Allen Police Chief Steve Dye spoke against the House bill as he said the state should ban all THC to address enforcement issues of what constitutes legal THC and difficulties with testing. He said in Allen, kids were “streaming” into dispensaries. “This plague is in every city and every town and state agencies will never have the resources to regulate,” said Dye, who is an outspoken supporter of the Senate’s proposed ban.
Hays, the cannabis lawyer, brought a tincture, her self-professed favorite sleeping gummies, and a beverage with THC in it and, upon request, passed all three around to the state representatives like a class show-and-tell. King assured the room he wouldn’t “pop any tops” on the beverage. Legislators then asked the next several questions with the slim purple can in hand.

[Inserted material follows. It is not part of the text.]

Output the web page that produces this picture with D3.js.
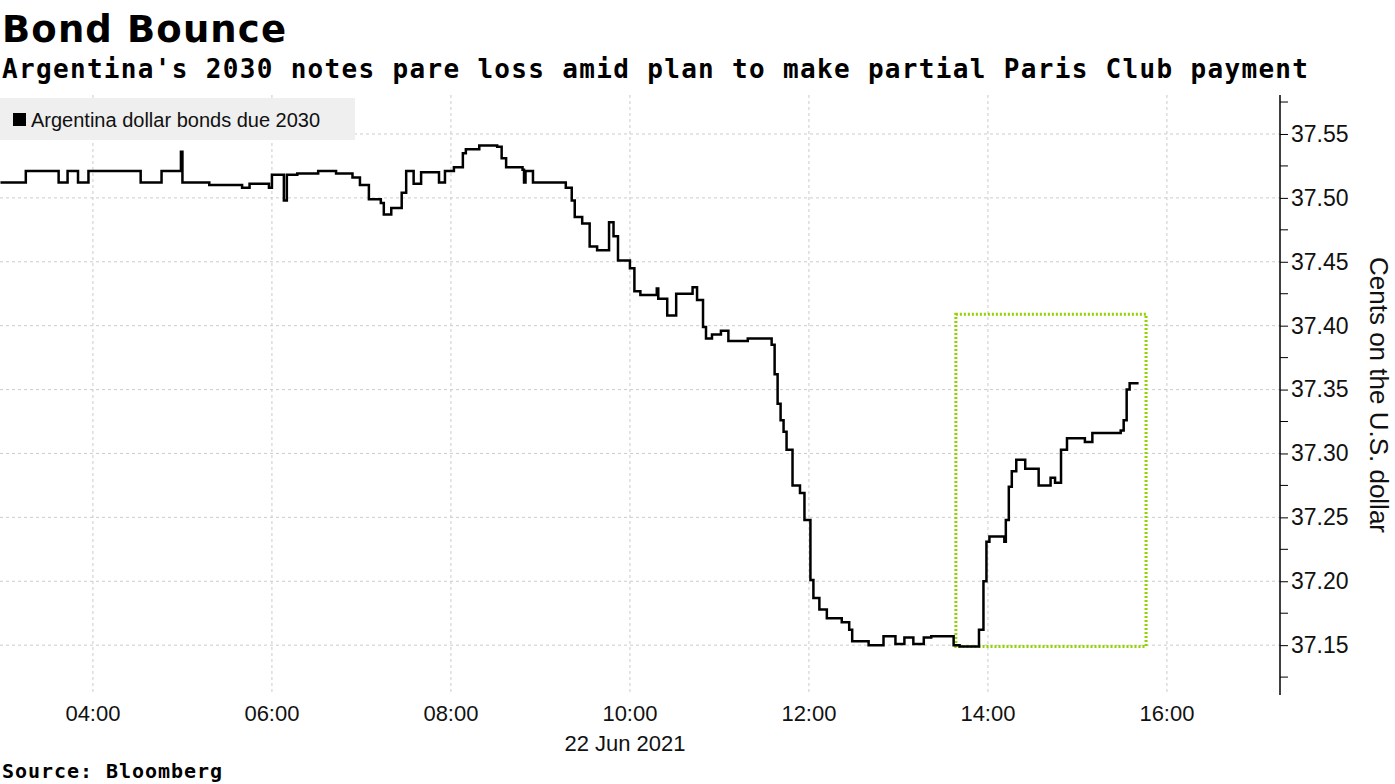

The committee also spent several hours hearing from the public on (and mostly against) SB 3, which is authored by Lubbock Republican Senator Charles Perry, who also sponsored the hemp legalization bill several sessions ago.
Lieutenant Governor Patrick has made the Senate’s THC ban bill one of his personal legislative crusades this session—which included a TV news-style video report featuring his personal visit to an Austin THC retail shop (where he was carded).
It’s also proven divisive—not just with those in the hemp industry, but among fellow Republicans, including Agriculture Commissioner Sid Miller, whose agency regulates hemp production in Texas.
Patrick, ever the buzzkill, recently threatened to force a special session if his THC ban doesn’t pass.